Obviously, there are many stories floating around Islamabad, starting from the civilian government leaking the report to start a debate on civil-military relations and use the moment to reverse the balance, to the rumours that it was someone within the military who leaked it. There are again two kinds of explanations about why the military would leak the story. The first version that some of the western diplomats like to believe is that the leak is an inside job so that the civilian leadership could be forced to take responsibility for defence decision-making and in improving the system, which currently puts the onus on the armed forces. But reading the arrogant testimony of former isi chief Lt Gen (retd) Ahmed Shuja Pasha, one is dissuaded from making such an assumption. All the military officers testifying before the commission have held everyone responsible for the failure to detect Osama and the US incursion except themselves. The second theory is that the leak was done probably to embarrass the current army chief Gen Ashfaq Parvez Kayani, who has a lot to answer for in terms of any visible response to the American incursion. Any questions raised about why it took the PAF two hours to come into action, or why there wasn’t any resistance to American forces that conducted the operation and were inside Pakistani territory for a few hours, automatically points a finger at the army’s top leadership. Did Kayani know about the operation? Why couldn’t the PAF detect an incursion? Why did the army and the air force not react? These are a number of questions that the top leadership must answer, especially at a time when Kayani is keen to get another extension.

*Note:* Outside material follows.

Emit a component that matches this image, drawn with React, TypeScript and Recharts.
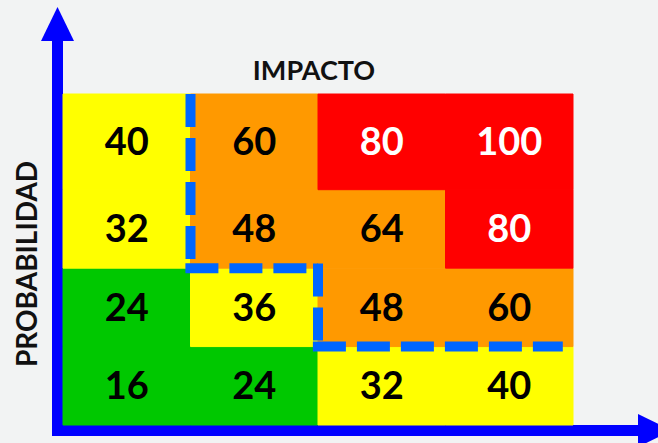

It is also equally interesting that while a lot of people directly or indirectly linked with the 2 May operation (including journalists who wrote on the issue, and security experts) were summoned by the commission, it could not get the army chief, the president and the prime minister to testify, despite that fact that their testimonies could help provide some more answers. Or perhaps caught with their pants down, the government and the security establishment were not keen on presenting an inquiry that pointed fingers exactly at where the responsibility lay for a faux pas of such a phenomenal order. Indeed, the available draft of the report talks about problems “within the system” without really arriving at a conclusion as to what the problems are and who is responsible for the condition. The adjutant-general of the army warns of some catastrophe if the “dysfunctional” system is not improved. The air chief holds the 2004 Defence Policy and the 2007 internal military strategy, which focusses on India, as one of the reasons why his service was not watching for incursions from the western border. The DG ISI holds everyone else responsible but himself and his organisation. In fact, according to Pasha, Osama couldn’t be found because, due to the general breakdown of systems in the country, the ISI had to manage everything, and was so overstretched that it couldn’t do what it is supposed to. Then there are testimonies of civilian officials from the police, revenue, electricity department, besides others, who happily conceded that they did not attend to the place where Osama was hiding because this was an area that came under the military and they didn’t want to upset the system.

In many ways, the report is a tragic tale of how civil-military relations have come to a pass in Pakistan. In fact, it draws an ugly picture of the helplessness of the civilians versus the military. The police, which should be the primary force to deal with counter-terrorism, is not willing to take on the responsibility because of the fear that it may intrude in the military’s area of interest. The Osama story is indeed the tip of the iceberg as far as counter-terrorism is concerned. There are a large number of terrorists and militants all over the country that the police will not touch for the same reason.

But having read the report, one goes back to the fundamental question: will this be the moment for the civilian government to bell the cat? The previous Pakistan People’s Party government almost voluntarily lost the initiative to sort out the military’s excessive power when the latter had its back to the wall after 2 May. The question is, will the new government use the moment it has found to bring structural changes or blow away the opportunity in doing under-the-table deals for personal advantage?